The federal government predicts that energy demand from data centers could triple between 2025 and 2028. This surge is believed to be driving up prices in the power grid covering parts of 13 Mid-Atlantic and Midwestern states.
A 2025 Bloomberg analysis found that electricity prices rose in areas immediately surrounding data centers, while a separate 2025 report from the Harvard Law School Environmental and Energy Law Program found that consumers were bearing the infrastructure costs of serving these facilities.
However, the White House and industry allies argue that data centers are not the culprits and could actually be a significant force for lowering electricity prices. A report released last week by the Edison Electric Institute, a trade group representing investor-owned utilities, argued that costs have not increased in most areas where data centers are located.

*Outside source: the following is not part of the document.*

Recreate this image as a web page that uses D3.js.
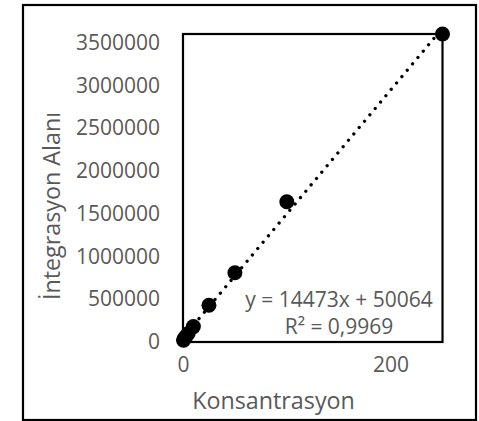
<!DOCTYPE html>
<html>
<head>
<meta charset="utf-8">
<script src="https://cdn.jsdelivr.net/npm/d3@7"></script>
<style>
  html, body { margin: 0; padding: 0; background: #fff; }
  svg { display: block; }
  text { font-family: "Open Sans", "Noto Sans", sans-serif; }
</style>
</head>
<body>
<svg id="chart" width="479" height="421"></svg>
<script>
// Data
const concentrations = [0.5, 1, 2.5, 5, 10, 25, 50, 100, 250];
const areas = [20000, 35000, 60000, 100000, 180000, 430000, 810000, 1640000, 3600000];
const yTicks = [0, 500000, 1000000, 1500000, 2000000, 2500000, 3000000, 3500000];
const xTicks = [0, 200];
const trendSlope = 14473;
const trendIntercept = 50064;
const equationLines = ["y = 14473x + 50064", "R² = 0,9969"];
const xTitle = "Konsantrasyon";
const yTitle = "İntegrasyon Alanı";

const svg = d3.select("#chart");
const plot = { left: 183, right: 442.5, top: 34, bottom: 342 };

const x = d3.scaleLinear().domain([0, 250]).range([plot.left, plot.right]);
const y = d3.scaleLinear().domain([0, 3600000]).range([plot.bottom, plot.top]);

// outer chart border
svg.append("rect")
  .attr("x", 23).attr("y", 5).attr("width", 453).attr("height", 415)
  .attr("fill", "#fff").attr("stroke", "#000").attr("stroke-width", 2.2);

// clip for the plot area
svg.append("clipPath").attr("id", "plotClip")
  .append("rect")
  .attr("x", plot.left).attr("y", plot.top)
  .attr("width", plot.right - plot.left).attr("height", plot.bottom - plot.top);

// y axis tick labels
const yAxis = d3.axisLeft(y).tickValues(yTicks).tickSize(0).tickPadding(23)
  .tickFormat(d3.format("d"));
const gy = svg.append("g").attr("transform", `translate(${plot.left},0)`).call(yAxis);
gy.select(".domain").remove();
gy.selectAll("text").attr("fill", "#595959").style("font-size", "21px")
  .style("font-family", "'Open Sans', sans-serif");

// x axis tick labels
const xAxis = d3.axisBottom(x).tickValues(xTicks).tickSize(0).tickPadding(22)
  .tickFormat(d3.format("d"));
const gx = svg.append("g").attr("transform", `translate(0,${plot.bottom})`).call(xAxis);
gx.select(".domain").remove();
gx.selectAll("text").attr("fill", "#595959").style("font-size", "21px")
  .style("font-family", "'Open Sans', sans-serif").attr("dy", "0.35em")
  .attr("y", 23);

// plot area border
svg.append("rect")
  .attr("x", plot.left).attr("y", plot.top)
  .attr("width", plot.right - plot.left).attr("height", plot.bottom - plot.top)
  .attr("fill", "none").attr("stroke", "#000").attr("stroke-width", 2.2);

// trendline (dotted)
const trendX = [0, 250];
svg.append("path")
  .attr("clip-path", "url(#plotClip)")
  .datum(trendX)
  .attr("d", d3.line().x(d => x(d)).y(d => y(trendSlope * d + trendIntercept)))
  .attr("fill", "none").attr("stroke", "#000")
  .attr("stroke-width", 3.3).attr("stroke-linecap", "round")
  .attr("stroke-dasharray", "0.01 8.3");

// markers
svg.append("g").selectAll("circle")
  .data(concentrations.map((c, i) => [c, areas[i]]))
  .join("circle")
  .attr("cx", d => x(d[0])).attr("cy", d => y(d[1]))
  .attr("r", 7.5).attr("fill", "#000");

// equation label
svg.append("text")
  .attr("x", 339).attr("y", 307)
  .attr("text-anchor", "middle").attr("fill", "#595959").style("font-size", "21px")
  .selectAll("tspan").data(equationLines).join("tspan")
  .attr("x", 339).attr("dy", (d, i) => i === 0 ? 0 : 26.5)
  .text(d => d);

// axis titles
svg.append("text")
  .attr("x", 273.5).attr("y", 409)
  .attr("text-anchor", "middle").attr("fill", "#595959").style("font-size", "23.3px")
  .text(xTitle);

svg.append("text")
  .attr("transform", "translate(60,206) rotate(-90)")
  .attr("text-anchor", "middle").attr("fill", "#595959").style("font-size", "23.3px")
  .text(yTitle);
</script>
</body>
</html>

According to the report, well-designed data center tariffs and agreements that place more responsibility on Big Tech for new energy generation and infrastructure could help lower consumer costs. However, this requires state utility regulators to draft tariff agreements and electricity contracts that fully account for the costs incurred by tech companies.

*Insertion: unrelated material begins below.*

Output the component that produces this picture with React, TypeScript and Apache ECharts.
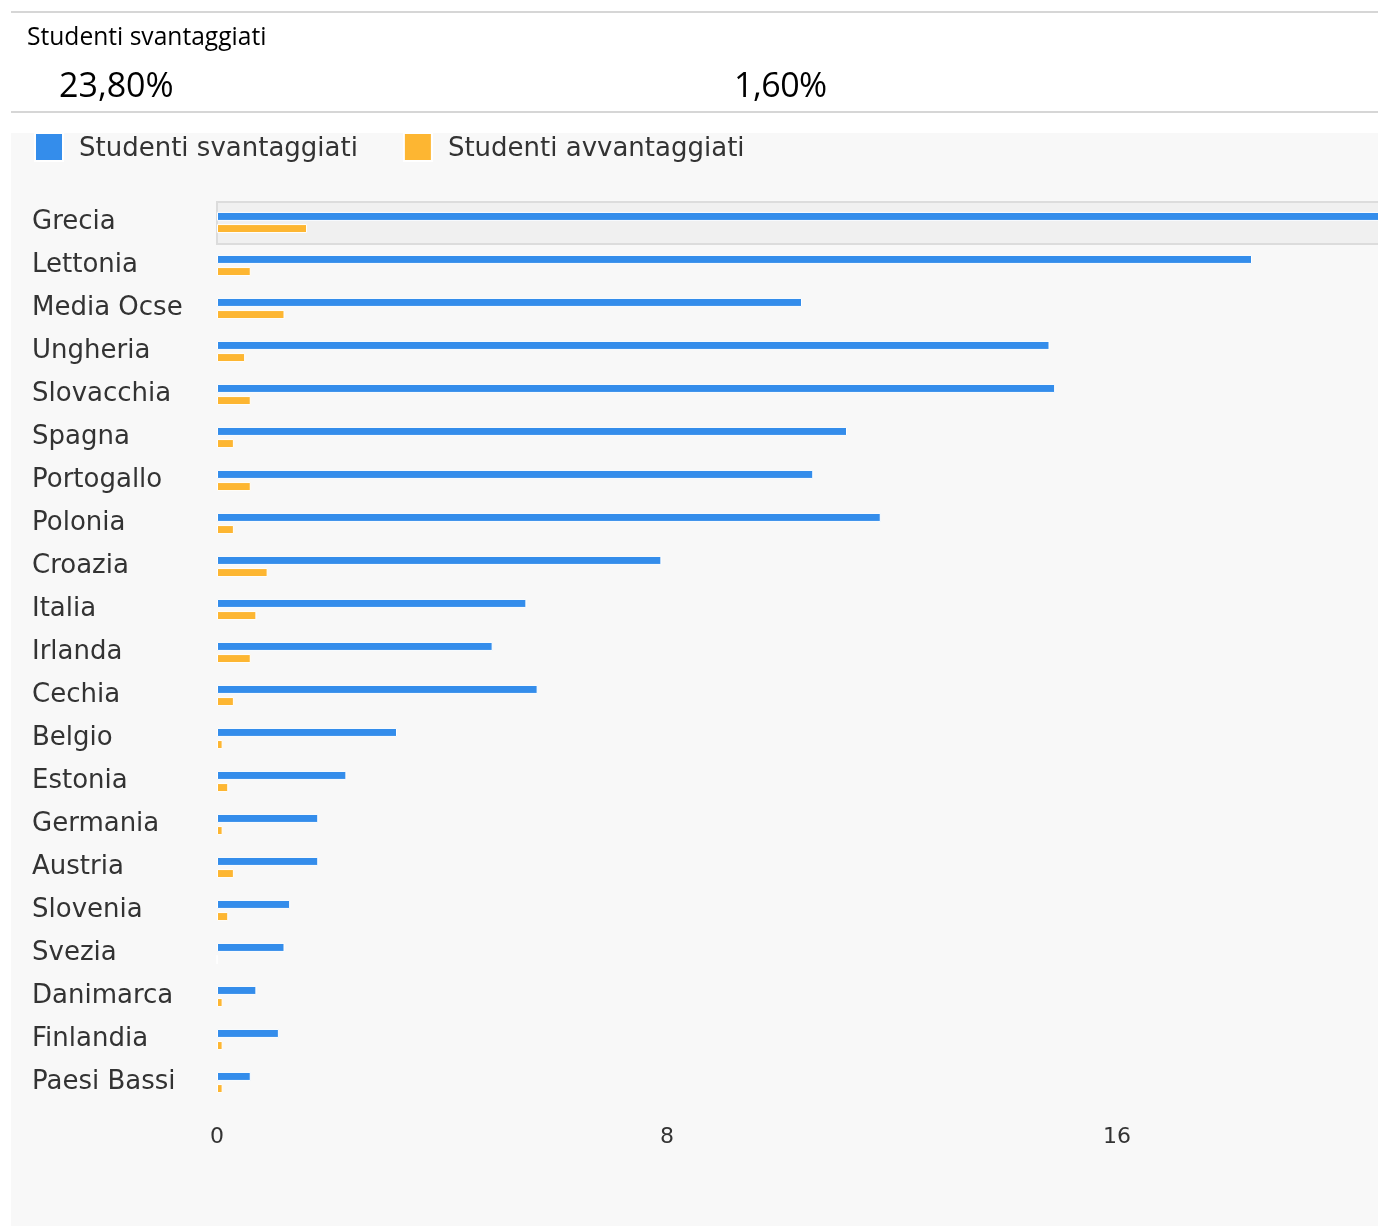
import React, { useEffect, useRef } from "react";
import * as echarts from "echarts";

const categories = [
  "Grecia", "Lettonia", "Media Ocse", "Ungheria", "Slovacchia", "Spagna", "Portogallo",
  "Polonia", "Croazia", "Italia", "Irlanda", "Cechia", "Belgio", "Estonia", "Germania",
  "Austria", "Slovenia", "Svezia", "Danimarca", "Finlandia", "Paesi Bassi",
];
const svantaggiati = [23.8, 18.4, 10.4, 14.8, 14.9, 11.2, 10.6, 11.8, 7.9, 5.5, 4.9, 5.7, 3.2, 2.3, 1.8, 1.8, 1.3, 1.2, 0.7, 1.1, 0.6];
const avvantaggiati = [1.6, 0.6, 1.2, 0.5, 0.6, 0.3, 0.6, 0.3, 0.9, 0.7, 0.6, 0.3, 0.1, 0.2, 0.1, 0.3, 0.2, 0, 0.1, 0.1, 0.1];
const seriesNames = ["Studenti svantaggiati", "Studenti avvantaggiati"];
const headerLabel = "Studenti svantaggiati";
const headerValues = ["23,80%", "1,60%"];
const highlighted = "Grecia";

const BLUE = "#348deb";
const ORANGE = "#fdb632";

export default function App() {
  const ref = useRef<HTMLDivElement>(null);
  useEffect(() => {
    document.documentElement.style.overflow = "hidden";
    document.body.style.overflow = "hidden";
    if (!ref.current) return;
    const chart = echarts.init(ref.current, undefined, { renderer: "svg" });
    const gridLeft = 206;
    const gridTop = 68;
    const gridBottom = 122;
    chart.setOption({
      animation: false,
      backgroundColor: "#f8f8f8",
      textStyle: { fontFamily: "DejaVu Sans" },
      legend: {
        left: 18,
        top: -6,
        itemWidth: 28,
        itemHeight: 28,
        itemGap: 45,
        icon: "rect",
        data: seriesNames,
        formatter: "{t|{name}}",
        textStyle: {
          fontSize: 26,
          color: "#333",
          fontFamily: "DejaVu Sans",
          rich: { t: { fontSize: 26, color: "#333", fontFamily: "DejaVu Sans", padding: [0, 0, 0, 11] } },
        },
      },
      grid: { left: gridLeft, top: gridTop, bottom: gridBottom, right: 44, containLabel: false },
      xAxis: {
        type: "value",
        min: 0,
        max: 24,
        interval: 8,
        axisLine: { show: false },
        axisTick: { show: false },
        splitLine: { show: false },
        axisLabel: { fontSize: 22, color: "#333", margin: 20, fontFamily: "DejaVu Sans", showMaxLabel: false },
      },
      yAxis: {
        type: "category",
        data: categories,
        inverse: true,
        axisLine: { show: false },
        axisTick: { show: false },
        axisLabel: {
          align: "left",
          margin: 185,
          formatter: "{l|{value}}",
          rich: { l: { fontSize: 26, color: "#333", fontFamily: "DejaVu Sans", padding: [0, 0, 6, 0] } },
        },
      },
      series: [
        {
          name: seriesNames[0],
          type: "bar",
          data: svantaggiati,
          barWidth: 9,
          barGap: "35%",
          itemStyle: { color: BLUE, borderColor: "#fff", borderWidth: 1 },
          z: 3,
        },
        {
          name: seriesNames[1],
          type: "bar",
          data: avvantaggiati,
          barWidth: 9,
          barGap: "35%",
          itemStyle: { color: ORANGE, borderColor: "#fff", borderWidth: 1 },
          z: 3,
        },
      ],
    });
    const h = ref.current.clientHeight;
    const band = (h - gridTop - gridBottom) / categories.length;
    const cy = chart.convertToPixel({ yAxisIndex: 0 }, highlighted) as number;
    chart.setOption({
      graphic: [
        {
          type: "rect",
          z: 1,
          silent: true,
          shape: { x: gridLeft, y: cy - band / 2 + 1, width: 2000, height: band - 1 },
          style: { fill: "#f0f0f0", stroke: "#dcdcdc", lineWidth: 2 },
        },
      ],
    });
    return () => chart.dispose();
  }, []);

  return (
    <div style={{ position: "fixed", left: 11, top: 11, width: 1367, height: 1215, overflow: "hidden", fontFamily: "'Open Sans', sans-serif", color: "#000" }}>
      <div style={{ position: "relative", height: 98, borderTop: "2px solid #d6d6d6", borderBottom: "2px solid #d6d6d6" }}>
        <div style={{ position: "absolute", left: 16, top: 7, fontSize: 24.6, lineHeight: "32px" }}>{headerLabel}</div>
        <div style={{ position: "absolute", left: 48, top: 48, fontSize: 34, lineHeight: "46px" }}>{headerValues[0]}</div>
        <div style={{ position: "absolute", left: 723, top: 48, fontSize: 34, lineHeight: "46px", letterSpacing: -0.5 }}>{headerValues[1]}</div>
      </div>
      <div style={{ height: 20 }} />
      <div ref={ref} style={{ width: 1600, height: 1093 }} />
    </div>
  );
}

Secretary Wright highlighted two states experiencing the largest spikes in electricity demand due to data center developments without corresponding price increases. North Dakota has seen an approximately 35% increase in electricity demand over the last five years, and Georgia has implemented price freezes.
“Nominal electricity prices in these states have not increased. The real price of electricity has dropped significantly during this five-year period,” Wright said. “You will see more explanations. You have likely heard of Google’s deal in Georgia, which froze electricity prices for three years. Later this year, you will hear about agreements where major data center investments are announced in proportion to a decrease in electricity prices.”
Other companies maintain they are already covering their own costs. Meta, for instance, stated it covers all its energy costs and pointed to a study it commissioned last year showing that the clean energy projects it supports provide additional generation without increasing costs for taxpayers.
The draft also integrates data centers more directly into grid reliability planning. Signatories would commit to using non-critical backup generation at new and existing facilities, in coordination with grid operators, to support stability and reliability during emergencies.
Companies would also agree to voluntarily allow the curtailment of new data center loads when necessary to ensure reliable electricity for American households—a growing concern for grid operators facing rising peak demand and extreme weather events.
The concept of grid flexibility and backup power is gaining traction in policy circles. Last year, Texas lawmakers passed a landmark bill requiring large power users, such as data centers, to reduce power or disconnect from the grid during emergencies. Other states and grid operators are exploring similar programs. During last month’s winter storm, Wright also called on grid operators to secure backup power from data centers.
Beyond energy, the agreement aims to address local opposition in rapidly growing data center hubs. Hyperscalers would commit to developing or securing sufficient water resources to support new facilities and ensure no negative impact on local water availability or quality.
The agreement also encourages companies to establish AI education awareness programs in surrounding communities and public schools and to adopt best practices to mitigate noise, traffic, and other disruptions affecting nearby residential areas.
The deal could be significant for companies seeking federal assistance to speed up grid connections—a major hurdle for AI infrastructure projects. In the draft, the federal government commits to supporting the expedited connection of new data centers to the bulk power system that transmits high-voltage electricity across regions.